An Uninspired Writing Session
They can't all be winners. Yesterday I spent my entire short writing session working on one scene, and I'm unhappy with the results.
My main character is taking her volunteer record producer to the airport, and naturally they need to exchange some words before he boards the plane. The history between the two is not good. Yes, he discovered her singing in a small town bar and offered her a record deal on the spot, but once she signed her contract he sent her out on pointless endeavors, the last of which was so bad it caused her to quit. At their last meeting before MC left Nashville, he was brutally harsh. She stood up to him, to a point, but they ended their professional relationship on an angry note.
He only stepped back into the picture via a phone call. He'd quit the label and seemingly felt guilty over an underhanded move the company had made. Now was the time to let her in on it. Somehow this conversation led him to volunteer to produce her local band's independent album. (He was sitting at home with nothing to do anyway.)
Thus, he flew into town and they proceeded to work together for a couple of weeks. Their frostiness eventually melted away, though the two didn't exactly become buddies.
Since the airport scene is likely the last time his character will appear in the story, it seemed like the time to convey something meaningful. I've written before about how much I struggle with this type of scenario. It needs to have impact, and none of my choices feel quite right.
The scene starts off appropriately light. MC's cousin's foreign friend has been staying with him, and the guy took it upon himself to slap together a traditional Russian dessert for everyone, which for some reason required him stretching out the dough on a wooden clothes drying rack. (Okay, it's goofy, but a little lightheartedness can be a good thing.) The friend had slipped one of the pastries to the producer on his way out the door, and now he was trying it, exclaiming how delicious it is. Then comes time for MC to thank the producer for taking the band on, and she remarks that she doesn't understand why he volunteered to do it.
He talks a bit about his tenure at the record label and how it had dragged him away from his first love, music, instead turning him into strictly a numbers guy. Then he confesses that he really has no idea why he became involved with her band, and announces that she's "frustrating".
MC was expecting words praising her talent, so she quickly changes the subject and asks about his production process once he gets home. He, though, goes on to clarify what he meant, and somewhere in the middle of his exposition, he refers to her as "Layah", the name he'd given her when she signed with the label.
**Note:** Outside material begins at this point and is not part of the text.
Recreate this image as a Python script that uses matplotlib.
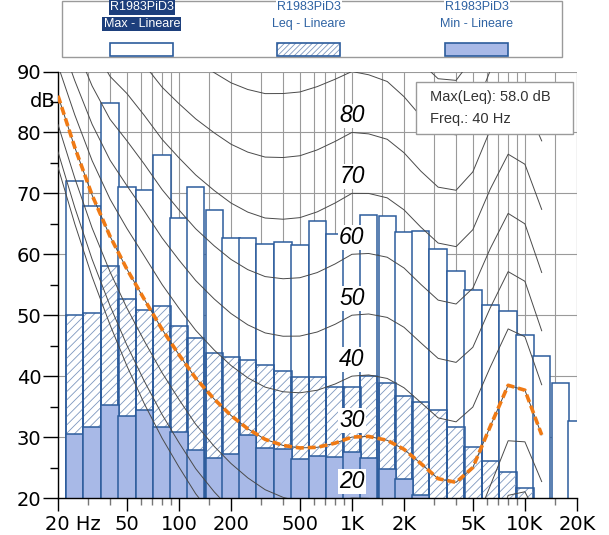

She gently corrects him ("It's Leah") and he jumps on that as her reason for torpedoing her career. It's not ~ well, maybe it's a very small factor that ties into bigger factors.
Here is where I went wrong. She starts explaining how she got into music to begin with, and then it turns into basically a rehash of everything that happened throughout the story. Really dumb on my part. Do (hypothetical) readers really need to be reminded of things they've already read?
The soliloquy was meant to reveal something important about MC's psyche ~ why she ran out on the label and hid away, incommunicado ~ I suppose, in a nutshell, imposter syndrome ~ but the way I wrote it just didn't work. Once I reached the end of it, the message was clear, but the whole thing was poorly executed.
Thus, I didn't even get through one entire scene, and what I did manage to write was unsatisfying.
I'm sure outliners don't have problems like this, but my writing method is "write on the fly". It generally works, but sometimes it doesn't. At least I have the skeleton; now I have to try on some different skin.
Every session can't be a winner. This one was, in the producer's words, frustrating.